Pastor Michael Bell of Greater St. Stephens First Church, who was part of a committee that signed off on Fitzgerald, says he thought Fitzgerald was going to be that kind of police chief. But Bell grew frustrated with Fitzgerald’s handling of controversial use of force incidents. Bell says part of the blame lies with Fitzgerald, and part of it lies with larger political challenges in the city.
“He didn’t have the dexterity to have the skillset to navigate the minefield that is Fort Worth politics,” Bell said.
The politics, Bell says, were both internal to the police force and within city hall. He cites a 2014 investigation -- from before Fitzgerald arrived -- that found discrimination against black officers within the mostly white department, and he points to the city’s race and culture task force that described a “systemic, structural and institutional racism” in the city.

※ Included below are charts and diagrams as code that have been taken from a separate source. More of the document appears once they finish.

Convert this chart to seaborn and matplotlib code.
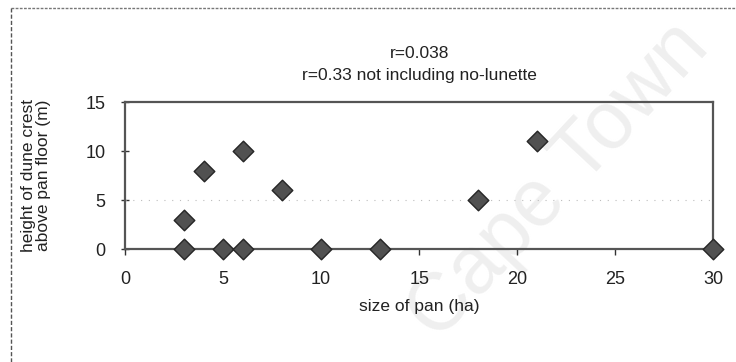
import matplotlib
matplotlib.use("Agg")
import matplotlib.pyplot as plt
import seaborn as sns
import pandas as pd
from matplotlib.lines import Line2D

# Pan size (ha) vs. lunette dune crest height (m)
pan_size = [3, 3, 4, 5, 6, 6, 8, 10, 13, 18, 21, 30]
crest_height = [3, 0, 8, 0, 10, 0, 6, 0, 0, 5, 11, 0]
x_ticks = [0, 5, 10, 15, 20, 25, 30]
y_ticks = [0, 5, 10, 15]

df = pd.DataFrame({"size": pan_size, "height": crest_height})

sns.set_style("white")
plt.rcParams["font.family"] = ["Liberation Sans", "DejaVu Sans"]

fig = plt.figure(figsize=(7.36, 3.62), dpi=100)

# faint watermark behind the chart
fig.text(0.76, 0.50, "Cape Town", fontsize=58, color="#efefef",
         rotation=47, ha="center", va="center", zorder=0)

ax = fig.add_axes([0.170, 0.312, 0.799, 0.406])
ax.set_zorder(2)
ax.set_facecolor("none")
ax.axhline(5, color="#bdbdbd", lw=0.8, ls=(0, (1, 6)), zorder=1)

sns.scatterplot(data=df, x="size", y="height", ax=ax, marker="D", s=110,
                color="#515151", edgecolor="#262626", linewidth=1.0,
                zorder=5, clip_on=False, legend=False)

ax.set_xlim(0, 30)
ax.set_ylim(0, 15)
ax.set_xticks(x_ticks)
ax.set_yticks(y_ticks)
ax.tick_params(axis="x", direction="out", length=4, width=1, color="#333333",
               labelsize=13, pad=12, labelcolor="#222222")
ax.tick_params(axis="y", direction="inout", length=6, width=1, color="#333333",
               labelsize=13, pad=11, labelcolor="#222222")
ax.tick_params(bottom=True, left=True)

for side in ["left", "bottom", "top", "right"]:
    ax.spines[side].set_visible(True)
    ax.spines[side].set_color("#555555")
    ax.spines[side].set_linewidth(1.6)

ax.set_xlabel("size of pan (ha)", fontsize=12.5, color="#222222", labelpad=8)
ax.set_ylabel("height of dune crest\nabove pan floor (m)", fontsize=12.5,
              color="#222222", labelpad=25, linespacing=0.95)
ax.set_title("r=0.038\nr=0.33 not including no-lunette", fontsize=12.5,
             color="#222222", pad=16, linespacing=1.6)

# dashed frame along the top and left of the figure
fig.add_artist(Line2D([11 / 736, 1.0], [1 - 8 / 362, 1 - 8 / 362],
                      transform=fig.transFigure, color="#777777", lw=1.0,
                      ls=(0, (2, 1))))
fig.add_artist(Line2D([11 / 736, 11 / 736], [0.0, 1 - 8 / 362],
                      transform=fig.transFigure, color="#555555", lw=1.0,
                      ls=(0, (3, 1.5))))

fig.savefig("out.png", dpi=100)
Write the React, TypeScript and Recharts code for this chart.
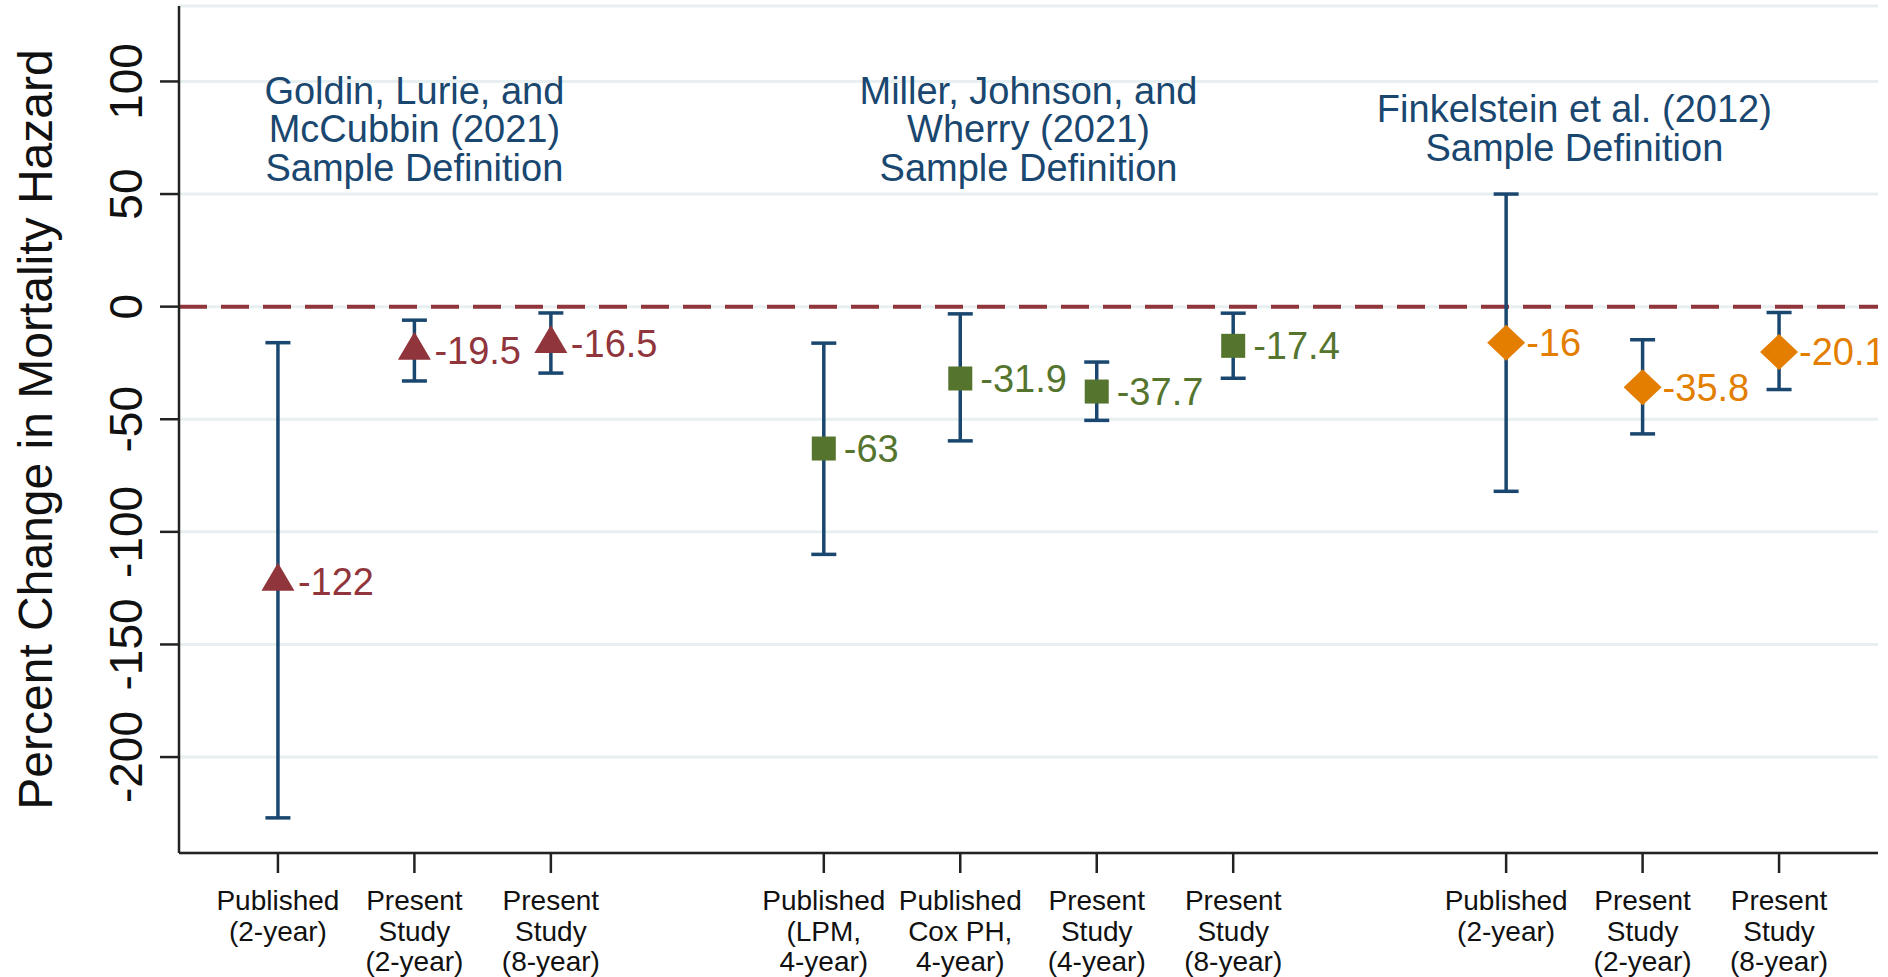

For the next chief, Bell says, “I hope against hope for someone who’s fair, someone who’s a friend to justice not a stranger to justice, someone who has integrity, someone who’s not so hard-wired to the system in Fort Worth that they can’t say no.”
Both Bell and Williams expressed skepticism that their wishes would be met.
Whenever the next chief is hired, it’s clear that they’ll face a lot of expectations, from community leaders, from police officers and from city officials.